About four hundred years after the Buddha’s death, the buddhist sangha started writing down the sutras which recorded his teachings. Up to then, they had been memorised and transmitted orally.
Writing them down enabled them to be collected together. This was the start of the Abhidharma (‘about the dharma’) literature.
At the start, each buddhist group which compiled that sutra collection, simply prefaced it with an attempt to state buddhist belief. This gradually grew into a distinct literature which attempted to create a consistent set of buddhist beliefs.
As they did this, they had some difficulties. So, for example, if nothing has a self, how can we explain karma? If nirvana and samsara are opposite, then how do they relate to each other? And if they’re the same, then why do they appear so different? Do past and future exist and if they do, in what sense? And so on.
In these various attempts to create a consistent philosophy, divergences started to occur. Some groups would affirm something that seemed quite like ‘a self’. Others would say, “Well there’s not a self, but karma is possible because past, present and future all exist together”, and so on.
And so, various different schools appeared. Traditionally, it is said that there were 18 schools, but there were probably many more.
However, the enterprise to create a consistent philosophy was based on a false premise; namely that the Buddha’s teachings were a set of consistent beliefs waiting to be systematised.
The most persistent way of describing the Buddha is as a physician. People would come to him with particular queries, particular distresses, particular sources of puzzlement. These would be specific, and the Buddha would give an answer specific to that person – like a good physician who would not prescribe the same medicine to all his patients, irrespective of the illnesses they had.
It’s really in this way that we need to understand buddhist language.
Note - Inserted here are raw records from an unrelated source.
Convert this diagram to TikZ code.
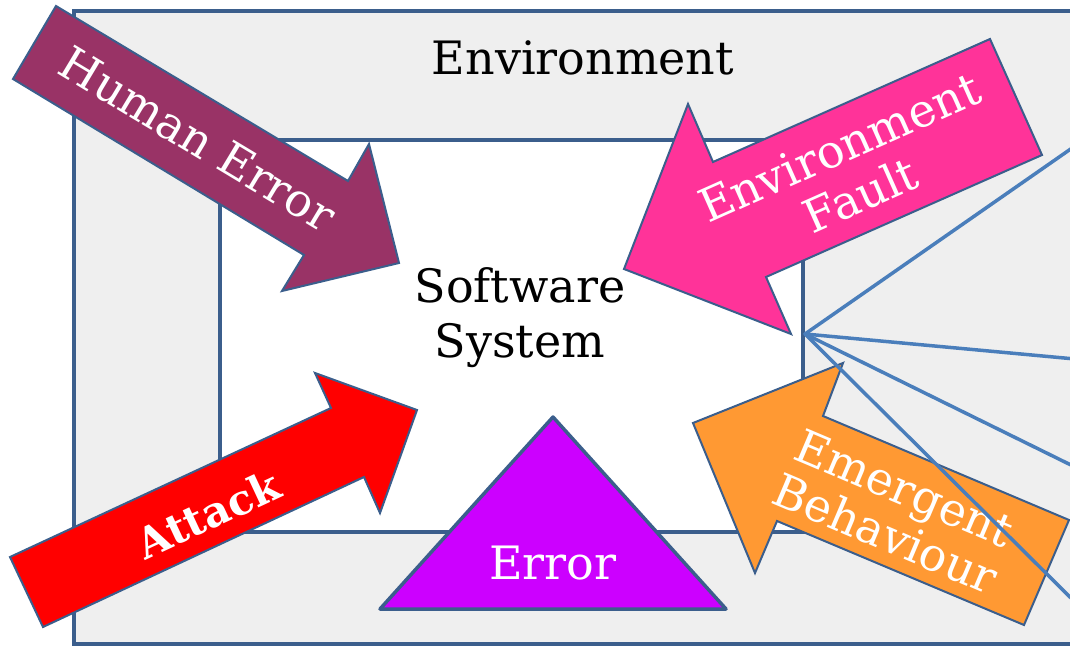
\documentclass[tikz,border=0pt]{standalone}
\usepackage{fontspec}
\setmainfont{DejaVu Serif}
\definecolor{frameblue}{HTML}{3B5E8C}
\definecolor{rayblue}{HTML}{4A7EBB}
\definecolor{envgray}{HTML}{EFEFEF}
\definecolor{humancol}{HTML}{993366}
\definecolor{faultcol}{HTML}{FF3399}
\definecolor{attackcol}{HTML}{FF0000}
\definecolor{emergecol}{HTML}{FF9933}
\definecolor{errorcol}{HTML}{CC00FF}
\begin{document}
\begin{tikzpicture}[x=1pt,y=1pt,
  frame/.style={draw=frameblue, line width=4.5pt},
  blockarrow/.style={draw=frameblue, line width=2pt, line join=miter},
  whitelabel/.style={text=white, font=\fontsize{46}{52}\selectfont, align=center, inner sep=0pt},
  blacklabel/.style={text=black, font=\fontsize{46}{55}\selectfont, align=center, inner sep=0pt},
  ray/.style={draw=rayblue, line width=3.5pt, line cap=round}]
\useasboundingbox (0,0) rectangle (1070,-647);
\clip (0,0) rectangle (1070,-647);

% environment and software system boxes
\draw[frame, fill=envgray] (74,-11) rectangle (1090,-644);
\draw[frame, fill=white] (220,-140) rectangle (803,-532);
\node[blacklabel] (env) at (583,-58) {Environment};
\node[blacklabel] (sys) at (520,-318) {Software\\System};

% human error arrow
\draw[blockarrow, fill=humancol]
  (56,-6) -- (348,-181) -- (369,-144) -- (399,-263) -- (282,-291) -- (304,-255) -- (13,-79) -- cycle;
\node[whitelabel, rotate=-31] (human) at (198,-139) {Human Error};

% environment fault arrow
\draw[blockarrow, fill=faultcol]
  (990,-39) -- (713,-162) -- (688,-104) -- (624,-269) -- (791,-334) -- (766,-277) -- (1042,-155) -- cycle;
\node[whitelabel, rotate=24] (fault) at (850,-171) {Environment\\Fault};

% attack arrow
\draw[blockarrow, fill=attackcol]
  (10,-557) -- (331,-408) -- (315,-373) -- (417,-410) -- (380,-513) -- (364,-477) -- (43,-627) -- cycle;
\node[whitelabel, rotate=25, font=\fontsize{42}{48}\selectfont\bfseries] (attack) at (208,-514) {Attack};

% error triangle
\draw[draw=frameblue, line width=3.5pt, line join=round, fill=errorcol]
  (553,-417) -- (726,-609) -- (380,-609) -- cycle;
\node[whitelabel] (err) at (553,-563) {Error};

% emergent behaviour arrow
\draw[blockarrow, fill=emergecol]
  (1069,-520) -- (823,-416) -- (843,-363) -- (693,-423) -- (755,-573) -- (777,-521) -- (1024,-625) -- cycle;
\node[whitelabel, rotate=-23, font=\fontsize{46}{49}\selectfont] (emerge) at (895,-511) {Emergent\\Behaviour};

% rays leaving the system boundary
\coordinate (hub) at (805,-334);
\coordinate (r1) at (1075,-146);
\coordinate (r2) at (1075,-359);
\coordinate (r3) at (1075,-467);
\coordinate (r4) at (1075,-602);
\draw[ray] (hub) -- (r1);
\draw[ray] (hub) -- (r2);
\draw[ray] (hub) -- (r3);
\draw[ray] (hub) -- (r4);
\end{tikzpicture}
\end{document}
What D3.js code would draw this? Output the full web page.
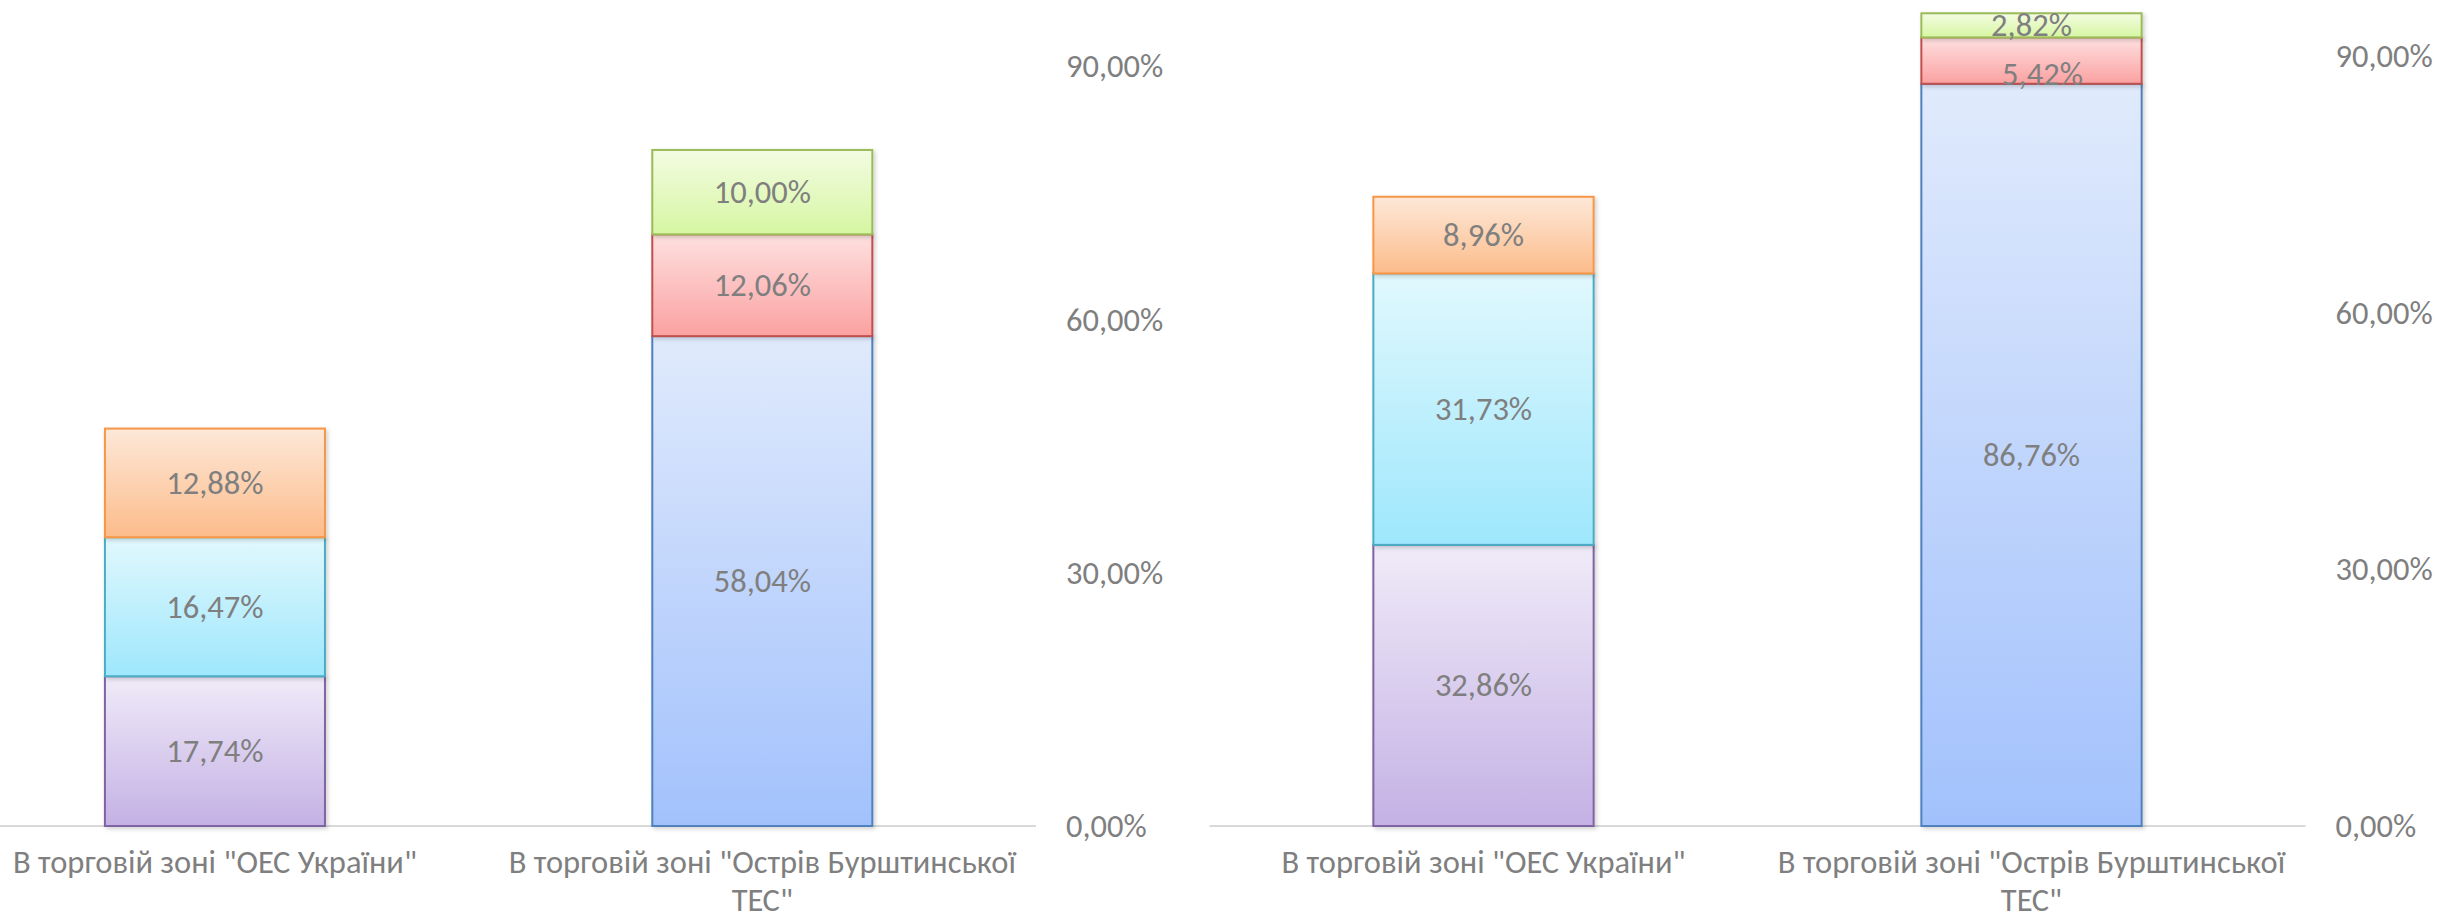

The essential insight of the Buddha was that we suffer because we cling. We cling to what we have, to what we want, to what we hate, to what we don’t have but fear will be imposed on us, and so on. That’s why we suffer.
So his language is a provisional, instrumental language; it’s not a philosophy, it’s a strategy to address this basic wound. That’s why there’s apparently inconsistent or incomplete language. That’s why sometimes buddhists talk of ‘no-self’ and other times they talk of ‘buddha-nature’ and other times they talk of ‘emptiness’, or of ‘suchness’.
They’re a very wide range of languages. But we need to understand these languages in terms of our sickness and our health rather than in terms of ‘literal truth’. A medicine for the person, not a picture of the world.
In our error, it’s as if when ill, a doctor gives us a prescription for medicine, but instead of taking the medicine we take the prescription, keep taking it whether ill or not, and urge others to do the same.